Solution step by step
The angle of incidence for which the angle of refraction is 90$^0$ is called critical angle and the ratio of velocity of light from vacuum to another medium is known as absolute refractive index.
To find the relationship between the absolute refractive index and critical angle let take a light ray and the angle of incidence be the critical angle.
So the critical angle of refraction is 90$^0$.
For absolute refractive index one medium is air (rare) and the other medium is denser.
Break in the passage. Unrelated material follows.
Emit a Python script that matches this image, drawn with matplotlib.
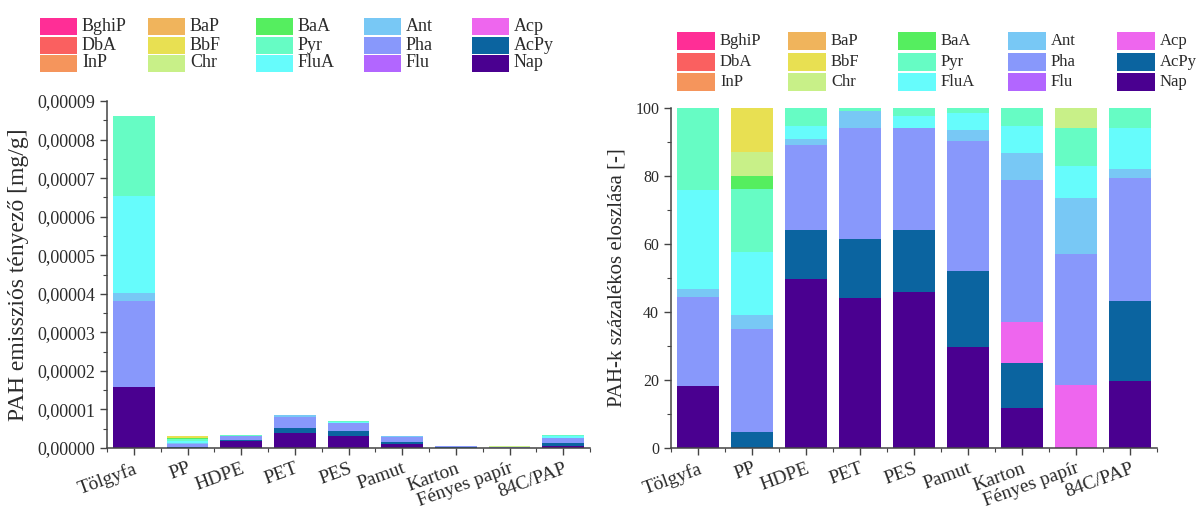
import matplotlib
matplotlib.use("Agg")
import matplotlib.pyplot as plt
from matplotlib.patches import Rectangle
from matplotlib.ticker import MultipleLocator, FuncFormatter, FixedLocator
import numpy as np

plt.rcParams["font.family"] = ["Liberation Serif", "DejaVu Serif"]
plt.rcParams["text.color"] = "#2b2b2b"
plt.rcParams["axes.labelcolor"] = "#2b2b2b"
plt.rcParams["xtick.color"] = "#444444"
plt.rcParams["ytick.color"] = "#444444"
plt.rcParams["xtick.labelcolor"] = "#2b2b2b"
plt.rcParams["ytick.labelcolor"] = "#2b2b2b"

samples = ["Tölgyfa", "PP", "HDPE", "PET", "PES", "Pamut", "Karton",
           "Fényes papír", "84C/PAP"]

# total PAH emission factor of each sample [mg/g]
total_ef = [8.6e-5, 3.1e-6, 3.4e-6, 8.6e-6, 6.9e-6, 3.2e-6, 0.6e-6, 0.4e-6, 3.3e-6]

# share of each compound in the total [%], listed from the bottom of the stack
nap   = [18.3, 0.0, 49.7, 44.0, 45.8, 29.6, 11.8, 0.0, 19.6]
acpy  = [0.0, 4.7, 14.3, 17.5, 18.2, 22.4, 13.2, 0.0, 23.6]
acp   = [0.0, 0.0, 0.0, 0.0, 0.0, 0.0, 12.0, 18.6, 0.0]
flu   = [0.0, 0.0, 0.0, 0.0, 0.0, 0.0, 0.0, 0.0, 0.0]
pha   = [26.1, 30.2, 25.0, 32.5, 30.0, 38.2, 41.7, 38.4, 36.1]
ant   = [2.3, 4.1, 2.0, 5.0, 0.0, 3.4, 8.0, 16.4, 2.9]
flua  = [29.3, 18.7, 3.7, 0.0, 3.6, 4.9, 8.0, 9.4, 11.8]
pyr   = [24.0, 18.6, 5.3, 1.0, 2.4, 1.5, 5.3, 11.2, 6.0]
baa   = [0.0, 3.7, 0.0, 0.0, 0.0, 0.0, 0.0, 0.0, 0.0]
chr_  = [0.0, 7.0, 0.0, 0.0, 0.0, 0.0, 0.0, 6.0, 0.0]
bbf   = [0.0, 13.0, 0.0, 0.0, 0.0, 0.0, 0.0, 0.0, 0.0]
bap   = [0.0] * 9
inp   = [0.0] * 9
dba   = [0.0] * 9
bghip = [0.0] * 9

compounds = ["Nap", "AcPy", "Acp", "Flu", "Pha", "Ant", "FluA", "Pyr",
             "BaA", "Chr", "BbF", "BaP", "InP", "DbA", "BghiP"]
shares = [nap, acpy, acp, flu, pha, ant, flua, pyr, baa, chr_, bbf, bap, inp, dba, bghip]
colors = ["#4a0090", "#0b64a0", "#ee66ee", "#b266ff", "#8898fb", "#78c8f5",
          "#66fcfc", "#66fcc4", "#55ee5f", "#c8f088", "#e8e052", "#f0b45c",
          "#f5955c", "#fa6060", "#ff2e96"]

W, H = 1199, 517
fig = plt.figure(figsize=(W / 100, H / 100), dpi=100)


def px_rect(x0, y0, x1, y1):
    return [x0 / W, 1 - y1 / H, (x1 - x0) / W, (y1 - y0) / H]


ax1 = fig.add_axes(px_rect(107, 101, 590, 448))
ax2 = fig.add_axes(px_rect(671, 108, 1157, 448))

x = np.arange(1, len(samples) + 1)
bw = 0.78

pct = np.array(shares, dtype=float)
ef = pct / 100.0 * np.array(total_ef)

for ax, data in ((ax1, ef), (ax2, pct)):
    bottom = np.zeros(len(samples))
    for vals, col in zip(data, colors):
        ax.bar(x, vals, bw, bottom=bottom, color=col, linewidth=0)
        bottom += vals

# left: emission factors
ax1.set_ylim(0, 9e-5)
ax1.yaxis.set_major_locator(MultipleLocator(1e-5))
ax1.yaxis.set_minor_locator(MultipleLocator(5e-6))
ax1.yaxis.set_major_formatter(FuncFormatter(lambda v, p: f"{v:.5f}".replace(".", ",")))
ax1.set_ylabel("PAH emissziós tényező [mg/g]", fontsize=17, labelpad=6)
ax1.tick_params(axis="y", labelsize=13)

# right: percentage distribution
ax2.set_ylim(0, 100)
ax2.yaxis.set_major_locator(MultipleLocator(20))
ax2.yaxis.set_minor_locator(MultipleLocator(10))
ax2.set_ylabel("PAH-k százalékos eloszlása [-]", fontsize=15, labelpad=6)
ax2.tick_params(axis="y", labelsize=11.5)

for ax in (ax1, ax2):
    ax.set_xlim(0.5, len(samples) + 0.5)
    ax.set_xticks(x)
    ax.xaxis.set_minor_locator(FixedLocator(np.arange(0.5, len(samples) + 1, 1.0)))
    ax.set_xticklabels(samples, rotation=20, ha="right", rotation_mode="anchor",
                       fontsize=14)
    for lab in ax.get_xticklabels():
        lab.set_transform(lab.get_transform() +
                          matplotlib.transforms.ScaledTranslation(6 / 100, 0, fig.dpi_scale_trans))
    ax.tick_params(which="major", direction="out", length=5, width=1)
    ax.tick_params(which="minor", direction="out", length=3, width=0.8)
    ax.spines["top"].set_visible(False)
    ax.spines["right"].set_visible(False)
    for s in ("left", "bottom"):
        ax.spines[s].set_color("#444444")
        ax.spines[s].set_linewidth(1.1)

# legends: 5 columns x 3 rows, column-major from the top of the stack
order = list(range(len(compounds)))[::-1]


def draw_legend(col_x, row_y, pw, ph, fs):
    for k, idx in enumerate(order):
        c, r = divmod(k, 3)
        x0 = col_x[c]
        yc = row_y[r]
        fig.add_artist(Rectangle((x0 / W, 1 - (yc + ph / 2) / H), pw / W, ph / H,
                                 transform=fig.transFigure, facecolor=colors[idx],
                                 edgecolor="none"))
        fig.text((x0 + pw + 5) / W, 1 - yc / H, compounds[idx], fontsize=fs,
                 va="center", ha="left")


draw_legend([40, 148, 256, 364, 472], [26.5, 45, 63], 37, 17, 13)
draw_legend([677, 788, 898, 1008, 1117], [41, 62, 82], 38, 18, 12)

fig.savefig("out.png", dpi=100)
$μ_a$ = refractive index one medium i.e. air
$μ_b$ = refractive index second medium which is denser
Applying Snell’s law
$\Rightarrow \dfrac{{\sin i}}{{\sin r}} = \dfrac{{{\mu _a}}}{{{\mu _b}}}$
at $ \sin r = 90^0$, $ \sin i = \sin C$
$\Rightarrow \dfrac {\sin C}{\sin 90^0} = \dfrac{{{\mu _a}}}{{{\mu _b}}}$
$\therefore \sin 90^0 =1$
$\Rightarrow \sin C = \dfrac{{{\mu _a}}}{{{\mu _b}}}$
Where sinc is equal to the sine of critical angle
Or it can be also written as
$\Rightarrow \sin C$ = $\dfrac{1}{{{\mu _b}^a}}$
Hence we can say that critical angle is inversely proportional to the absolute refractive index of the medium.

Note:
Refractive index is the ratio of velocity of light travel from one medium to another but in case of the absolute refractive index, the ratio of velocity of light from vacuum to another medium is known as absolute refractive index. Here both are different and in case of the critical angle, the angle of refraction is always perpendicular or 90$^0$ from the separating media.